Pytorch (and other libraries) have many functions that operate on tensors. Let's try some of them and plot the results.

In [None]:
%matplotlib inline

import matplotlib
import numpy as np
import matplotlib.pyplot as pl

Create a vector x with values from -10 to 10, and intervals of 0.1.

In [None]:
x = torch.arange(-10, 10, 0.1, dtype=torch.float)

In [None]:
x.shape

The `.numpy()` method converts Pytorch tensors to numpy array.

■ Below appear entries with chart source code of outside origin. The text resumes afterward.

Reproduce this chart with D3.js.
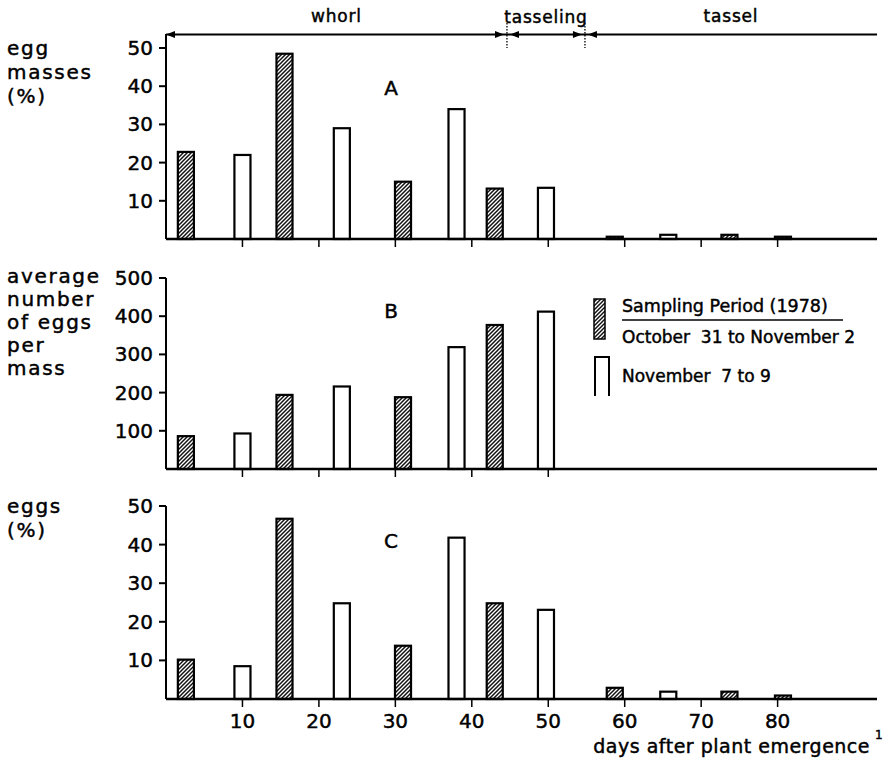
<!DOCTYPE html>
<html><head><meta charset="utf-8">
<script src="https://cdn.jsdelivr.net/npm/d3@7"></script>
<style>body{margin:0;background:#fff} text{stroke:#000;stroke-width:0.45px}</style>
</head><body><script>
// Sampling dates (days after plant emergence) for the two periods
const octDays = [2.6, 15.5, 31, 43, 58.7, 73.7, 80.7];
const novDays = [10, 23, 38, 49.7, 65.7];

// A: egg masses (%)
const eggMassesOct = [22.8, 48.5, 15, 13.2, 0.6, 1.1, 0.6];
const eggMassesNov = [22, 29, 34, 13.4, 1.1];
// B: average number of eggs per mass
const eggsPerMassOct = [86, 194, 188, 377, 0, 0, 0];
const eggsPerMassNov = [93, 216, 319, 412, 0];
// C: eggs (%)
const eggsOct = [10.2, 46.7, 13.8, 24.8, 2.9, 1.9, 0.9];
const eggsNov = [8.5, 24.8, 41.8, 23.1, 1.9];

const pctTicks = [10, 20, 30, 40, 50];
const countTicks = [100, 200, 300, 400, 500];
const dayTicks = [10, 20, 30, 40, 50, 60, 70, 80];
const dayTicksB = [10, 20, 30, 40, 50];

const stageNames = ["whorl", "tasseling", "tassel"];
const stageBounds = [0, 44.6, 54.8, 93];

const legendLabels = ["Sampling Period (1978)", "October\u00a0 31 to November 2", "November\u00a0 7 to 9"];

const W = 887, H = 762;
const FONT = "'DejaVu Sans', sans-serif";
const svg = d3.select("body").append("svg").attr("width", W).attr("height", H)
  .style("font-family", FONT);

const defs = svg.append("defs");
const pat = defs.append("pattern").attr("id", "hatch").attr("patternUnits", "userSpaceOnUse")
  .attr("width", 4).attr("height", 4);
pat.append("rect").attr("width", 4).attr("height", 4).attr("fill", "#fff");
pat.append("path").attr("d", "M-1,1 l2,-2 M0,4 l4,-4 M3,5 l2,-2")
  .attr("stroke", "#111").attr("stroke-width", 1.5);

const x = d3.scaleLinear().domain([0, 93]).range([166, 877]);
const barW = x(2.1) - x(0);

const panels = [
  { y: d3.scaleLinear().domain([0, 50]).range([239, 48]), top: 34, ticks: pctTicks,
    oct: eggMassesOct, nov: eggMassesNov, dticks: dayTicks, letter: "A", ly: 95,
    label: [["egg", 55], ["masses", 79], ["(%)", 103]] },
  { y: d3.scaleLinear().domain([0, 500]).range([469, 278]), top: 278, ticks: countTicks,
    oct: eggsPerMassOct, nov: eggsPerMassNov, dticks: dayTicksB, letter: "B", ly: 318,
    label: [["average", 283], ["number", 306], ["of eggs", 329], ["per", 352], ["mass", 375]] },
  { y: d3.scaleLinear().domain([0, 50]).range([699, 506]), top: 506, ticks: pctTicks,
    oct: eggsOct, nov: eggsNov, dticks: dayTicks, letter: "C", ly: 548,
    label: [["eggs", 513], ["(%)", 537]] }
];

panels.forEach(p => {
  const g = svg.append("g");
  const y = p.y;
  // bars
  const bars = [
    ...octDays.map((d, i) => ({ d, v: p.oct[i], fill: "url(#hatch)" })),
    ...novDays.map((d, i) => ({ d, v: p.nov[i], fill: "#fff" }))
  ].filter(b => b.v > 0);
  g.selectAll("rect.bar").data(bars).join("rect").attr("class", "bar")
    .attr("x", b => x(b.d) - barW / 2).attr("width", barW)
    .attr("y", b => y(b.v)).attr("height", b => y(0) - y(b.v))
    .attr("fill", b => b.fill).attr("stroke", "#000").attr("stroke-width", 2.2);
  // y axis
  g.append("line").attr("x1", x(0)).attr("x2", x(0)).attr("y1", p.top).attr("y2", y(0))
    .attr("stroke", "#000").attr("stroke-width", 2);
  g.selectAll("line.yt").data(p.ticks).join("line").attr("class", "yt")
    .attr("x1", x(0) - 7).attr("x2", x(0)).attr("y1", d => y(d)).attr("y2", d => y(d))
    .attr("stroke", "#000").attr("stroke-width", 2);
  g.selectAll("text.yl").data(p.ticks).join("text").attr("class", "yl")
    .attr("x", x(0) - 13).attr("y", d => y(d) + 7).attr("text-anchor", "end")
    .attr("font-size", 20).text(d => d);
  // baseline and day ticks
  g.append("line").attr("x1", x(0)).attr("x2", x(93)).attr("y1", y(0)).attr("y2", y(0))
    .attr("stroke", "#000").attr("stroke-width", 2.4);
  g.selectAll("line.xt").data(p.dticks).join("line").attr("class", "xt")
    .attr("x1", d => x(d)).attr("x2", d => x(d)).attr("y1", y(0)).attr("y2", y(0) + 8)
    .attr("stroke", "#000").attr("stroke-width", 1.5);
  // panel letter
  g.append("text").attr("x", 391).attr("y", p.ly).attr("text-anchor", "middle")
    .attr("font-size", 20).text(p.letter);
  // side label
  g.selectAll("text.sl").data(p.label).join("text").attr("class", "sl")
    .attr("x", 7).attr("y", d => d[1]).attr("font-size", 20).attr("letter-spacing", 1.7)
    .text(d => d[0]);
});

// day labels under panel C
const yC = panels[2].y;
svg.selectAll("text.xl").data(dayTicks).join("text").attr("class", "xl")
  .attr("x", d => x(d)).attr("y", yC(0) + 29).attr("text-anchor", "middle")
  .attr("font-size", 20).text(d => d);
svg.append("text").attr("x", 870).attr("y", 753).attr("text-anchor", "end")
  .attr("font-size", 19).attr("letter-spacing", 0.5).text("days after plant emergence");
svg.append("text").attr("x", 875).attr("y", 739).attr("font-size", 12).text("1");

// growth stages along the top
const sy = 34.5;
svg.append("line").attr("x1", x(0)).attr("x2", x(93)).attr("y1", sy).attr("y2", sy)
  .attr("stroke", "#000").attr("stroke-width", 2.2);
const arrow = (tipX, dir) => svg.append("path")
  .attr("d", `M${tipX},${sy} l${-dir * 9},-3.5 l0,7 Z`).attr("fill", "#000");
arrow(x(0), -1);
[stageBounds[1], stageBounds[2]].forEach(b => {
  const bx = x(b);
  arrow(bx - 3, 1);
  arrow(bx + 3, -1);
  svg.append("line").attr("x1", bx).attr("x2", bx).attr("y1", 23).attr("y2", 48)
    .attr("stroke", "#000").attr("stroke-width", 1.3).attr("stroke-dasharray", "1.5,1.5");
});
svg.selectAll("text.st").data(stageNames).join("text").attr("class", "st")
  .attr("x", (d, i) => x((stageBounds[i] + stageBounds[i + 1]) / 2))
  .attr("y", (d, i) => i === 1 ? 23 : 22).attr("text-anchor", "middle")
  .attr("font-size", 17).attr("letter-spacing", 0.8).text(d => d);

// legend
svg.append("rect").attr("x", 594).attr("y", 299).attr("width", 11).attr("height", 40)
  .attr("fill", "url(#hatch)").attr("stroke", "#000").attr("stroke-width", 1.5);
svg.append("path").attr("d", "M595,396 V357 H609 V396").attr("fill", "none")
  .attr("stroke", "#000").attr("stroke-width", 2);
svg.append("text").attr("x", 622).attr("y", 312).attr("font-size", 17.5).text(legendLabels[0]);
svg.append("line").attr("x1", 622).attr("x2", 843).attr("y1", 320).attr("y2", 320)
  .attr("stroke", "#000").attr("stroke-width", 1.5);
svg.append("text").attr("x", 622).attr("y", 343).attr("font-size", 17).text(legendLabels[1]);
svg.append("text").attr("x", 622).attr("y", 382).attr("font-size", 17).text(legendLabels[2]);
</script></body></html>
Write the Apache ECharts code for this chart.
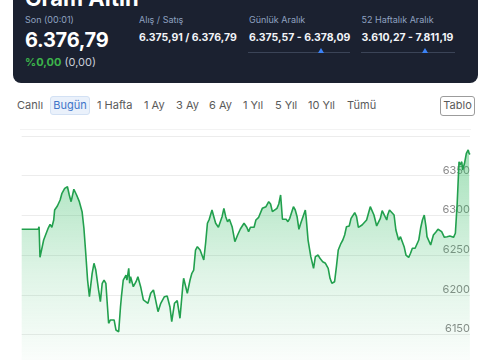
<!DOCTYPE html>
<html>
<head>
<meta charset="utf-8">
<script src="https://cdn.jsdelivr.net/npm/echarts@6/dist/echarts.min.js"></script>
<style>
  html, body { margin:0; padding:0; background:#fff; width:480px; height:360px; overflow:hidden; font-family: Inter, "Noto Sans", sans-serif; }
  .abs { position:absolute; white-space:nowrap; }
  #card { position:absolute; left:13px; top:-20px; width:465px; height:102.7px; background:#1b2130; border-radius:8px; }
  .lbl { font-size:9px; line-height:9px; color:#8fa1c0; }
  .val { font-size:10.5px; line-height:11px; font-weight:700; color:#f2f4f8; }
  .tab { font-size:11px; line-height:11px; color:#5a5a5a; top:100px; }
  .slider { position:absolute; height:1px; background:#3b4457; top:51.5px; }
  .tri { position:absolute; width:0; height:0; border-left:3.5px solid transparent; border-right:3.5px solid transparent; border-bottom:5px solid #3b82f6; top:48px; }
  #chart { position:absolute; left:0; top:120px; width:480px; height:260px; }
</style>
</head>
<body>
<div id="card"></div>
<div class="abs" style="left:25px;top:-13px;font-size:22px;line-height:22px;font-weight:700;color:#fff;">Gram Altın</div>
<div class="abs lbl" style="left:25px;top:15px;">Son (00:01)</div>
<div class="abs" style="left:25px;top:30px;font-size:20px;line-height:20px;font-weight:700;color:#fff;letter-spacing:-0.3px;">6.376,79</div>
<div class="abs" style="left:25px;top:56.5px;font-size:11px;line-height:11px;"><span style="color:#3cb44b;font-weight:700;">%0,00</span> <span style="color:#c9ced8;">(0,00)</span></div>

<div class="abs lbl" style="left:139px;top:15px;">Alış / Satış</div>
<div class="abs val" style="left:139px;top:32px;">6.375,91 / 6.376,79</div>

<div class="abs lbl" style="left:249px;top:15px;">Günlük Aralık</div>
<div class="abs val" style="left:249px;top:32px;">6.375,57 - 6.378,09</div>
<div class="slider" style="left:248px;width:102px;"></div>
<div class="tri" style="left:317.5px;"></div>

<div class="abs lbl" style="left:361.5px;top:15px;">52 Haftalık Aralık</div>
<div class="abs val" style="left:361.5px;top:32px;">3.610,27 - 7.811,19</div>
<div class="slider" style="left:361px;width:94px;"></div>
<div class="tri" style="left:421.5px;"></div>

<div class="abs tab" style="left:17px;">Canlı</div>
<div class="abs" style="left:50px;top:96px;width:38px;height:17px;background:#eaf1fb;border:1px solid #d3e1f4;border-radius:3px;"></div>
<div class="abs tab" style="left:50px;width:40px;text-align:center;color:#3d74c9;">Bugün</div>
<div class="abs tab" style="left:97px;">1 Hafta</div>
<div class="abs tab" style="left:144px;">1 Ay</div>
<div class="abs tab" style="left:176px;">3 Ay</div>
<div class="abs tab" style="left:209px;">6 Ay</div>
<div class="abs tab" style="left:243px;">1 Yıl</div>
<div class="abs tab" style="left:275px;">5 Yıl</div>
<div class="abs tab" style="left:308px;">10 Yıl</div>
<div class="abs tab" style="left:347px;">Tümü</div>
<div class="abs" style="left:440px;top:96px;width:33px;height:18px;border:1px solid #9c9c9c;border-radius:3px;"></div>
<div class="abs tab" style="left:440px;width:35px;text-align:center;">Tablo</div>
<div class="abs" style="left:20px;top:129px;width:451px;height:1px;background:#f3f3f3;"></div>

<div id="chart"></div>
<script>
// minutes after session start (10:00)
const tradeMinutes = [
  0,18,19,20,24,29,31,33,35,36,
  39,42,44,46,47,50,52,54,57,60,
  63,66,68,70,72,74,77,79,81,84,
  86,88,90,92,93,95,97,99,101,103,
  106,108,109,111,114,115,117,118,119,122,
  125,127,130,133,135,138,141,144,146,149,
  152,156,159,162,164,167,170,171,173,176,
  177,179,181,184,186,188,190,192,195,197,
  199,201,203,205,208,210,212,215,217,219,
  221,223,225,227,230,232,233,236,239,243,
  245,246,248,250,252,254,256,259,261,263,
  265,267,270,272,274,276,279,281,283,285,
  287,289,291,293,295,297,299,301,303,305,
  307,310,311,313,316,319,321,324,326,329,
  332,335,337,339,342,344,346,349,351,353,
  355,358,360,361,364,366,368,370,372,374,
  377,379,381,383,385,388,390,392,394,396,
  399,400,402,404,407,409,412,414,416,418,
  420,423,425,427,430,432,434,436,438,440,
  442,443,445,447,450,453,455,457,459,462,
  465,468,470,472,474,476,478,479,481,482,
  484,486,488,489,490
];
const prices = [
  6282.5,6282.5,6285.8,6247.2,6269,6284.1,6288.8,6285,6294.2,6306.8,
  6311.8,6319.4,6327.8,6329.8,6334.1,6336.1,6325.7,6317.3,6332.9,6325.7,
  6317.3,6304.7,6283.8,6252.3,6218.6,6197.6,6227.1,6239.7,6231.2,6206.1,
  6191.3,6214.5,6218.6,6214.5,6197.6,6164.1,6168.3,6169.1,6168.3,6155.7,
  6153.5,6185,6197.6,6218.6,6224.9,6218.6,6233.4,6214.5,6222.8,6210.2,
  6216.5,6222.8,6210.2,6193.5,6191.3,6189.3,6201.9,6206.1,6195.6,6178.7,
  6189.3,6197.6,6198.5,6185,6166.1,6189.3,6192.6,6185,6170.4,6210.2,
  6220.8,6218.6,6201.9,6218.6,6227.1,6231.2,6256.4,6260.6,6256.4,6254.3,
  6243.8,6264.9,6290.1,6295.1,6306.8,6298.4,6290.1,6285,6282.5,6298.4,
  6308.9,6298.4,6292.1,6295.1,6285.8,6273.2,6266.9,6275.3,6282.9,6290.1,
  6292.1,6285,6279.5,6285,6286.7,6285,6294.2,6297.6,6296.3,6308.9,
  6306.8,6311,6317.3,6314.4,6304.7,6306.8,6308.9,6314.4,6325.7,6295.1,
  6293.3,6295.1,6292.1,6296.3,6294.2,6311,6306.8,6298.4,6282.5,6290.1,
  6292.1,6306.8,6296.3,6269,6248,6233.4,6248,6250.1,6246,6241.7,
  6239.7,6233.4,6220.8,6214.5,6216.5,6235.4,6256.4,6264.9,6269,6275.3,
  6285.8,6286.7,6296.3,6294.2,6303.4,6298.4,6285,6285,6287.9,6286.7,
  6294.2,6296.3,6311,6308.9,6300.5,6286.7,6289.2,6296.3,6305.9,6303.4,
  6294.2,6300.5,6306.8,6305.9,6300.5,6281.6,6269,6273.2,6275.3,6260.6,
  6250.1,6247.2,6252.3,6258.6,6258.6,6259.8,6269,6283.8,6294.2,6300.5,
  6285,6273.2,6271.2,6262.7,6275.3,6279.5,6282.5,6285,6279.5,6272.4,
  6273.2,6274.1,6273.2,6272.4,6277.5,6315.2,6367.6,6363.5,6367.6,6357.2,
  6365.6,6378.2,6382.4,6378.2,6376.8
];
const yTicks = [6100, 6150, 6200, 6250, 6300, 6350, 6400];
const sessionMinutes = 490;

const seriesData = tradeMinutes.map((m, i) => [m, prices[i]]);
const chart = echarts.init(document.getElementById('chart'), null, { renderer: 'canvas' });
chart.setOption({
  animation: false,
  backgroundColor: 'transparent',
  grid: { left: 21.7, right: 10, top: 16, bottom: 5.8 },
  xAxis: {
    type: 'value', min: 0, max: sessionMinutes,
    show: false
  },
  yAxis: {
    type: 'value', position: 'right',
    min: yTicks[0], max: yTicks[yTicks.length - 1], interval: 50,
    axisLine: { show: false }, axisTick: { show: false },
    splitLine: { show: true, lineStyle: { color: '#ececec', width: 1 } },
    axisLabel: {
      inside: true, margin: 0, showMaxLabel: false,
      formatter: (v) => String(v),
      color: '#8a8a8a', fontSize: 11, fontFamily: 'Inter',
      verticalAlign: 'bottom', lineHeight: 11
    }
  },
  series: [{
    type: 'line',
    data: seriesData,
    showSymbol: false,
    smooth: false,
    lineStyle: { color: '#22a04e', width: 1.6 },
    areaStyle: {
      color: new echarts.graphic.LinearGradient(0, 0, 0, 1, [
        { offset: 0, color: 'rgba(46,185,95,0.62)' },
        { offset: 0.55, color: 'rgba(46,185,95,0.22)' },
        { offset: 1, color: 'rgba(46,185,95,0.0)' }
      ])
    }
  }]
});
</script>
</body>
</html>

It is necessary to plot with matplotlib.

In [None]:
y = x.sin()
pl.plot(x.numpy(), y.numpy())

Hyperbolic tangent

In [None]:
y = x.tanh()
pl.plot(x.numpy(), y.numpy())

$e^x$ 

In [None]:
y = x.exp()
pl.plot(x.numpy(), y.numpy())

In [None]:
y = torch.log(x)
pl.plot(x.numpy(), y.numpy())

# But what about the GPU?
How do I use the GPU?

If you have a GPU make sure that the right pytorch is installed
(check https://pytorch.org/ for details).

In [None]:
my_device = torch.device("cuda:0" if torch.cuda.is_available() else "cpu")
my_device

If you have a GPU you should get something like: 
`device(type='cuda', index=0)`

You can move data to the GPU by doing `.to(device)`.

In [None]:
torch.ones(5, device=my_device)

In [None]:
data = torch.eye(3)
data.to(my_device)

Now the computation happens on the GPU.

In [None]:
res = data + data
res

In [None]:
res.device

# Automatic differentiation with `autograd`

Ref:
- https://pytorch.org/docs/stable/autograd.html
- https://pytorch.org/tutorials/beginner/blitz/autograd_tutorial.html

In [None]:
x = torch.tensor(2.)
x

In [None]:
x = torch.tensor(2., requires_grad=True)
x

In [None]:
print(x.requires_grad)

In [None]:
print(x.grad)

In [None]:
y = x ** 2

print("Grad of x:", x.grad)

In [None]:
y.backward()

print("Grad of y with respect to x:", x.grad)

In [None]:
# What is going to happen here?
x = torch.tensor(2., requires_grad=True)
x.backward()

In [None]:
# Don't record the gradient
# Useful for inference

x = torch.tensor(2.)

with torch.no_grad():
    y = x * x
    print(x.grad)

`nn.Module` and `nn.Parameter` keep track of gradients for you.

In [None]:
# w.x + b
lin = torch.nn.Linear(2, 1, bias=True)
lin.weight

In [None]:
type(lin.weight)

If you still don't believe autograd works, here's something that I think will change your mind --- we're going to compute the derivative of a very complicated function:

$$ y(x) = \sum_x e^{0.001 x^2} + \sin(x^3) \times \log(x)$$

In [None]:
x = torch.arange(1, 10, 0.1, dtype=torch.float, requires_grad=True)

In [None]:
def crazy_func(X):
    return torch.sum(torch.exp(0.001 * X ** 2) + torch.sin(X ** 3) * torch.log(X))

In [None]:
y = crazy_func(x)
y.backward()

In [None]:
pl.plot(x.detach(), x.grad.detach())

In [None]:
x.grad

**Exercise:**

Derive the gradient $$\frac{\partial y}{\partial x}$$ and make a function that computes it. Check that it gives the same as `x.grad`.